Required task:
Do not copy the pictures; transcribe all other material exactly.

[START OF Recorded data]

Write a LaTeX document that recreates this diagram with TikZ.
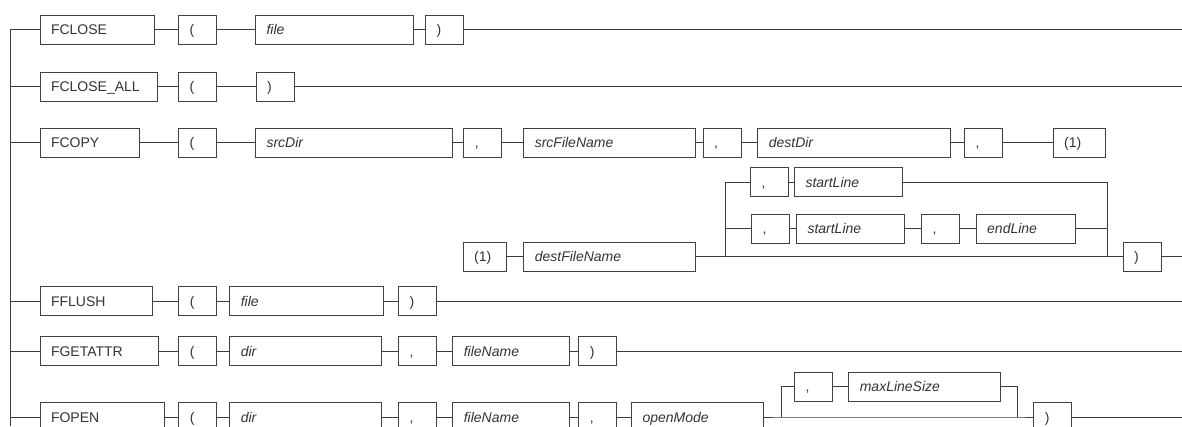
\documentclass[tikz,border=0pt]{standalone}
\usepackage{fontspec}
\setmainfont{Liberation Sans}
\usepackage{xcolor}
\usepackage{tikz}
\usetikzlibrary{positioning, calc}

\definecolor{linec}{HTML}{3C3C3C}
\definecolor{boxc}{HTML}{404040}
\definecolor{txtc}{HTML}{333333}

\begin{document}
\begin{tikzpicture}[
    x=1pt, y=-1pt,
    font=\fontsize{14}{16}\selectfont,
    line width=1pt,
    tok/.style={draw=boxc, anchor=west, minimum height=29pt,
        inner xsep=11pt, inner ysep=0pt, text width=#1, align=left,
        text height=10pt, text depth=0pt, text=txtc},
    arg/.style={tok=#1, font=\fontsize{14}{16}\selectfont\itshape},
    link/.style={draw=linec},
]
\useasboundingbox (0,0) rectangle (1182,426);

%% FCLOSE
\node[tok=92]  (fclose)  at (39.5,29.5) {FCLOSE};
\node[tok=16]  (fcloseL) at (178,29.5)  {(};
\node[arg=136] (fcloseF) at (255,29.5)  {file};
\node[tok=16]  (fcloseR) at (425,29.5)  {)};
\coordinate (fcloseE) at (1182,29.5);
\draw[link] (fclose) -- (fcloseL) -- (fcloseF) -- (fcloseR) -- (fcloseE);

%% FCLOSE_ALL
\node[tok=95] (fcall)  at (39.5,86.7)  {FCLOSE\_ALL};
\node[tok=16] (fcallL) at (178,86.7)   {(};
\node[tok=16] (fcallR) at (255.7,86.7) {)};
\coordinate (fcallE) at (1182,86.7);
\draw[link] (fcall) -- (fcallL) -- (fcallR) -- (fcallE);

%% FCOPY, first line
\node[tok=77]  (fcopy)   at (39.5,142.5)  {FCOPY};
\node[tok=16]  (cpyL)    at (178,142.5)   {(};
\node[arg=175] (cpySd)   at (255,142.5)   {srcDir};
\node[tok=16]  (cpyC1)   at (463.3,142.5) {,};
\node[arg=150] (cpySf)   at (523.3,142.5) {srcFileName};
\node[tok=16]  (cpyC2)   at (702.7,142.5) {,};
\node[arg=171] (cpyDd)   at (757.3,142.5) {destDir};
\node[tok=16]  (cpyC3)   at (964,142.5)   {,};
\node[tok=30]  (cpyRef)  at (1052.7,142.5) {(1)};
\draw[link] (fcopy) -- (cpyL) -- (cpySd) -- (cpyC1) -- (cpySf) -- (cpyC2)
    -- (cpyDd) -- (cpyC3) -- (cpyRef);

%% FCOPY, continued
\node[tok=21]  (cpyOne)  at (462.7,256.5) {(1)};
\node[arg=150] (cpyDf)   at (523.3,256.5) {destFileName};
\coordinate (cpySplit) at (725,256.5);
\coordinate (cpyJoin)  at (1107.7,256.5);
\node[tok=16]  (cpyAc)   at (750,182)     {,};
\node[arg=86]  (cpyAs)   at (794,182)     {startLine};
\node[tok=16]  (cpyBc)   at (751,228.8)   {,};
\node[arg=86]  (cpyBs)   at (796,228.8)   {startLine};
\node[tok=16]  (cpyBc2)  at (921,228.8)   {,};
\node[arg=77]  (cpyBe)   at (975.7,228.8) {endLine};
\node[tok=16]  (cpyR)    at (1122.7,256.5) {)};
\coordinate (cpyE) at (1182,256.5);
\draw[link] (cpyOne) -- (cpyDf) -- (cpySplit) -- (cpyJoin) -- (cpyR) -- (cpyE);
\draw[link] (cpySplit) |- (cpyAc);
\draw[link] (cpyAc) -- (cpyAs) -| (cpyJoin);
\draw[link] (cpySplit) |- (cpyBc);
\draw[link] (cpyBc) -- (cpyBs) -- (cpyBc2) -- (cpyBe) -| (cpyJoin);

%% FFLUSH
\node[tok=90]  (fflush)  at (39.5,301)  {FFLUSH};
\node[tok=16]  (flsL)    at (178.3,301) {(};
\node[arg=132] (flsF)    at (229.3,301) {file};
\node[tok=16]  (flsR)    at (398,301)   {)};
\coordinate (flsE) at (1182,301);
\draw[link] (fflush) -- (flsL) -- (flsF) -- (flsR) -- (flsE);

%% FGETATTR
\node[tok=96]  (fgetattr) at (39.5,351)  {FGETATTR};
\node[tok=16]  (gatL)     at (178.3,351) {(};
\node[arg=130] (gatD)     at (229.3,351) {dir};
\node[tok=16]  (gatC)     at (398,351)   {,};
\node[arg=95]  (gatF)     at (452.3,351) {fileName};
\node[tok=16]  (gatR)     at (578.3,351) {)};
\coordinate (gatE) at (1182,351);
\draw[link] (fgetattr) -- (gatL) -- (gatD) -- (gatC) -- (gatF) -- (gatR) -- (gatE);

%% FOPEN
\node[tok=102] (fopen) at (39.5,417)  {FOPEN};
\node[tok=16]  (opnL)  at (178.3,417) {(};
\node[arg=130] (opnD)  at (229.3,417) {dir};
\node[tok=16]  (opnC1) at (398,417)   {,};
\node[arg=95]  (opnF)  at (452.3,417) {fileName};
\node[tok=16]  (opnC2) at (578.3,417) {,};
\node[arg=110] (opnM)  at (631,417)   {openMode};
\coordinate (opnSplit) at (781,417);
\coordinate (opnJoin)  at (1017.7,417);
\node[tok=16]  (opnC3) at (794,386.5)   {,};
\node[arg=130] (opnX)  at (848.3,386.5) {maxLineSize};
\node[tok=16]  (opnR)  at (1033.3,417)  {)};
\coordinate (opnE) at (1182,417);
\draw[link] (fopen) -- (opnL) -- (opnD) -- (opnC1) -- (opnF) -- (opnC2) -- (opnM)
    -- (opnSplit) -- (opnJoin) -- (opnR) -- (opnE);
\draw[link] (opnSplit) |- (opnC3);
\draw[link] (opnC3) -- (opnX) -| (opnJoin);

%% left rail
\coordinate (railT) at (10,29.5);
\coordinate (railB) at (10,426);
\draw[link] (railT) -- (railB);
\foreach \n in {fclose, fcall, fcopy, fflush, fgetattr, fopen}
    \draw[link] (railT |- \n) -- (\n);
\end{tikzpicture}
\end{document}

[END OF Recorded data]

Solution to this task:
Write a LaTeX document that recreates this diagram with TikZ.
\documentclass[tikz,border=0pt]{standalone}
\usepackage{fontspec}
\setmainfont{Liberation Sans}
\usepackage{xcolor}
\usepackage{tikz}
\usetikzlibrary{positioning, calc}

\definecolor{linec}{HTML}{3C3C3C}
\definecolor{boxc}{HTML}{404040}
\definecolor{txtc}{HTML}{333333}

\begin{document}
\begin{tikzpicture}[
    x=1pt, y=-1pt,
    font=\fontsize{14}{16}\selectfont,
    line width=1pt,
    tok/.style={draw=boxc, anchor=west, minimum height=29pt,
        inner xsep=11pt, inner ysep=0pt, text width=#1, align=left,
        text height=10pt, text depth=0pt, text=txtc},
    arg/.style={tok=#1, font=\fontsize{14}{16}\selectfont\itshape},
    link/.style={draw=linec},
]
\useasboundingbox (0,0) rectangle (1182,426);

%% FCLOSE
\node[tok=92]  (fclose)  at (39.5,29.5) {FCLOSE};
\node[tok=16]  (fcloseL) at (178,29.5)  {(};
\node[arg=136] (fcloseF) at (255,29.5)  {file};
\node[tok=16]  (fcloseR) at (425,29.5)  {)};
\coordinate (fcloseE) at (1182,29.5);
\draw[link] (fclose) -- (fcloseL) -- (fcloseF) -- (fcloseR) -- (fcloseE);

%% FCLOSE_ALL
\node[tok=95] (fcall)  at (39.5,86.7)  {FCLOSE\_ALL};
\node[tok=16] (fcallL) at (178,86.7)   {(};
\node[tok=16] (fcallR) at (255.7,86.7) {)};
\coordinate (fcallE) at (1182,86.7);
\draw[link] (fcall) -- (fcallL) -- (fcallR) -- (fcallE);

%% FCOPY, first line
\node[tok=77]  (fcopy)   at (39.5,142.5)  {FCOPY};
\node[tok=16]  (cpyL)    at (178,142.5)   {(};
\node[arg=175] (cpySd)   at (255,142.5)   {srcDir};
\node[tok=16]  (cpyC1)   at (463.3,142.5) {,};
\node[arg=150] (cpySf)   at (523.3,142.5) {srcFileName};
\node[tok=16]  (cpyC2)   at (702.7,142.5) {,};
\node[arg=171] (cpyDd)   at (757.3,142.5) {destDir};
\node[tok=16]  (cpyC3)   at (964,142.5)   {,};
\node[tok=30]  (cpyRef)  at (1052.7,142.5) {(1)};
\draw[link] (fcopy) -- (cpyL) -- (cpySd) -- (cpyC1) -- (cpySf) -- (cpyC2)
    -- (cpyDd) -- (cpyC3) -- (cpyRef);

%% FCOPY, continued
\node[tok=21]  (cpyOne)  at (462.7,256.5) {(1)};
\node[arg=150] (cpyDf)   at (523.3,256.5) {destFileName};
\coordinate (cpySplit) at (725,256.5);
\coordinate (cpyJoin)  at (1107.7,256.5);
\node[tok=16]  (cpyAc)   at (750,182)     {,};
\node[arg=86]  (cpyAs)   at (794,182)     {startLine};
\node[tok=16]  (cpyBc)   at (751,228.8)   {,};
\node[arg=86]  (cpyBs)   at (796,228.8)   {startLine};
\node[tok=16]  (cpyBc2)  at (921,228.8)   {,};
\node[arg=77]  (cpyBe)   at (975.7,228.8) {endLine};
\node[tok=16]  (cpyR)    at (1122.7,256.5) {)};
\coordinate (cpyE) at (1182,256.5);
\draw[link] (cpyOne) -- (cpyDf) -- (cpySplit) -- (cpyJoin) -- (cpyR) -- (cpyE);
\draw[link] (cpySplit) |- (cpyAc);
\draw[link] (cpyAc) -- (cpyAs) -| (cpyJoin);
\draw[link] (cpySplit) |- (cpyBc);
\draw[link] (cpyBc) -- (cpyBs) -- (cpyBc2) -- (cpyBe) -| (cpyJoin);

%% FFLUSH
\node[tok=90]  (fflush)  at (39.5,301)  {FFLUSH};
\node[tok=16]  (flsL)    at (178.3,301) {(};
\node[arg=132] (flsF)    at (229.3,301) {file};
\node[tok=16]  (flsR)    at (398,301)   {)};
\coordinate (flsE) at (1182,301);
\draw[link] (fflush) -- (flsL) -- (flsF) -- (flsR) -- (flsE);

%% FGETATTR
\node[tok=96]  (fgetattr) at (39.5,351)  {FGETATTR};
\node[tok=16]  (gatL)     at (178.3,351) {(};
\node[arg=130] (gatD)     at (229.3,351) {dir};
\node[tok=16]  (gatC)     at (398,351)   {,};
\node[arg=95]  (gatF)     at (452.3,351) {fileName};
\node[tok=16]  (gatR)     at (578.3,351) {)};
\coordinate (gatE) at (1182,351);
\draw[link] (fgetattr) -- (gatL) -- (gatD) -- (gatC) -- (gatF) -- (gatR) -- (gatE);

%% FOPEN
\node[tok=102] (fopen) at (39.5,417)  {FOPEN};
\node[tok=16]  (opnL)  at (178.3,417) {(};
\node[arg=130] (opnD)  at (229.3,417) {dir};
\node[tok=16]  (opnC1) at (398,417)   {,};
\node[arg=95]  (opnF)  at (452.3,417) {fileName};
\node[tok=16]  (opnC2) at (578.3,417) {,};
\node[arg=110] (opnM)  at (631,417)   {openMode};
\coordinate (opnSplit) at (781,417);
\coordinate (opnJoin)  at (1017.7,417);
\node[tok=16]  (opnC3) at (794,386.5)   {,};
\node[arg=130] (opnX)  at (848.3,386.5) {maxLineSize};
\node[tok=16]  (opnR)  at (1033.3,417)  {)};
\coordinate (opnE) at (1182,417);
\draw[link] (fopen) -- (opnL) -- (opnD) -- (opnC1) -- (opnF) -- (opnC2) -- (opnM)
    -- (opnSplit) -- (opnJoin) -- (opnR) -- (opnE);
\draw[link] (opnSplit) |- (opnC3);
\draw[link] (opnC3) -- (opnX) -| (opnJoin);

%% left rail
\coordinate (railT) at (10,29.5);
\coordinate (railB) at (10,426);
\draw[link] (railT) -- (railB);
\foreach \n in {fclose, fcall, fcopy, fflush, fgetattr, fopen}
    \draw[link] (railT |- \n) -- (\n);
\end{tikzpicture}
\end{document}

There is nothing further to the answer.